The controversy began when a law journal editor asked Hart why her presentation had addressed inequities like “pretty privilege” and “fatphobia” but not anti-Semitism. According to the memo, which collected feedback on the training from 33 law journal editors, Hart responded that she’d already covered anti-Semitism by discussing anti-blackness, because some Jews are black. She also raised questions about FBI data showing that Jews are the most frequent targets of hate crimes—implying, in the words of one journal editor, that the people compiling those statistics had an “agenda.”
“She basically said anti-Semitism is a subset of anti-blackness,” a Yale Law Journal member told the Free Beacon. “She didn’t recognize there could be anti-Semitism against white people.” That characterization is corroborated by two students quoted in the memo, and by a third who spoke on the condition of anonymity….
The journal solicited suggestions for a diversity trainer months earlier, according to the memo, and Eldik recommended Hart as an “impactful and informative” choice.
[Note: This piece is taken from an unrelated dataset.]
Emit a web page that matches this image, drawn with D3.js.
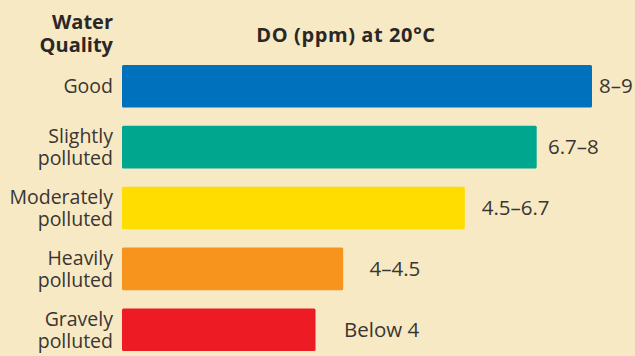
<!DOCTYPE html>
<html>
<head>
<meta charset="utf-8">
<script src="https://cdn.jsdelivr.net/npm/d3@7"></script>
<style>
  html, body { margin: 0; padding: 0; background: #f7e9c3; }
  svg { display: block; }
  text { font-family: "Open Sans", "Noto Sans", sans-serif; fill: #2b2726; }
</style>
</head>
<body>
<svg id="chart" width="635" height="356"></svg>
<script>
// Water quality classes and their dissolved-oxygen ranges
const categories = [
  ["Good"],
  ["Slightly", "polluted"],
  ["Moderately", "polluted"],
  ["Heavily", "polluted"],
  ["Gravely", "polluted"]
];
const upperValues = [9, 8, 6.7, 4.5, 4];
const rangeLabels = ["8–9", "6.7–8", "4.5–6.7", "4–4.5", "Below 4"];
const barColors = ["#0071bc", "#00a68e", "#ffdd00", "#f7941d", "#ed1c24"];

const svg = d3.select("#chart");

const x = d3.scaleLinear().domain([0.5, 9]).range([122, 592]);
const labelX = d3.scaleLinear().domain([4, 9]).range([344, 599]);
const y = d3.scaleBand()
  .domain(d3.range(categories.length))
  .range([65, 351])
  .paddingInner(0.3)
  .paddingOuter(0);

// Headings
svg.append("text")
  .attr("x", 113).attr("y", 29)
  .attr("text-anchor", "end")
  .style("font-weight", "700").style("font-size", "20px")
  .text("Water");
svg.append("text")
  .attr("x", 113).attr("y", 52)
  .attr("text-anchor", "end")
  .style("font-weight", "700").style("font-size", "20px")
  .text("Quality");
svg.append("text")
  .attr("x", 346).attr("y", 42)
  .attr("text-anchor", "middle")
  .style("font-weight", "700").style("font-size", "20px")
  .style("letter-spacing", "0.6px")
  .text("DO (ppm) at 20°C");

const rows = svg.append("g").selectAll("g")
  .data(d3.range(categories.length))
  .join("g");

rows.append("rect")
  .attr("x", x(0.5))
  .attr("y", i => y(i))
  .attr("width", i => x(upperValues[i]) - x(0.5))
  .attr("height", y.bandwidth())
  .attr("rx", 1.5)
  .attr("fill", i => barColors[i]);

// Category names, right-aligned, one or two lines centred on the bar
rows.each(function(i) {
  const lines = categories[i];
  const cy = y(i) + y.bandwidth() / 2;
  const lh = 22;
  const first = cy + 7 - (lines.length - 1) * lh / 2;
  const t = d3.select(this).append("text")
    .attr("text-anchor", "end")
    .style("font-size", "19.5px")
    .style("fill", "#3a3533");
  lines.forEach((ln, k) => {
    t.append("tspan").attr("x", 113).attr("y", first + k * lh).text(ln);
  });
});

// Range labels beside each bar
rows.append("text")
  .attr("x", i => labelX(upperValues[i]))
  .attr("y", i => y(i) + y.bandwidth() / 2 + 7)
  .style("font-size", "20.5px")
  .style("fill", "#3a3533")
  .text(i => rangeLabels[i]);
</script>
</body>
</html>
The memo noted that Hart had already “led workshops for YLS Class of 2024’s 1L Orientation, the Afro-American Cultural Center at Yale, the Yale Good Life Center, and the Yale School of Nursing.”….
In her September presentation, Hart listed “perfectionism,” “objectivity,” “a sense of urgency,” and “the written word” as examples of “white supremacy culture.” Dismantling that culture, she said, required abolishing prisons, opposing capitalism, and imprisoning former president Donald Trump.
At least five different editors slammed the suggestion that things like “punctuality” and “objectivity” constitute white supremacy, with one going so far as to accuse Hart of racism. “How is it not infantilizing for her to stand up there and say such traits are inherently white,” the editor asked. “This sort of neoracism is not something we should be promulgating at the journal.”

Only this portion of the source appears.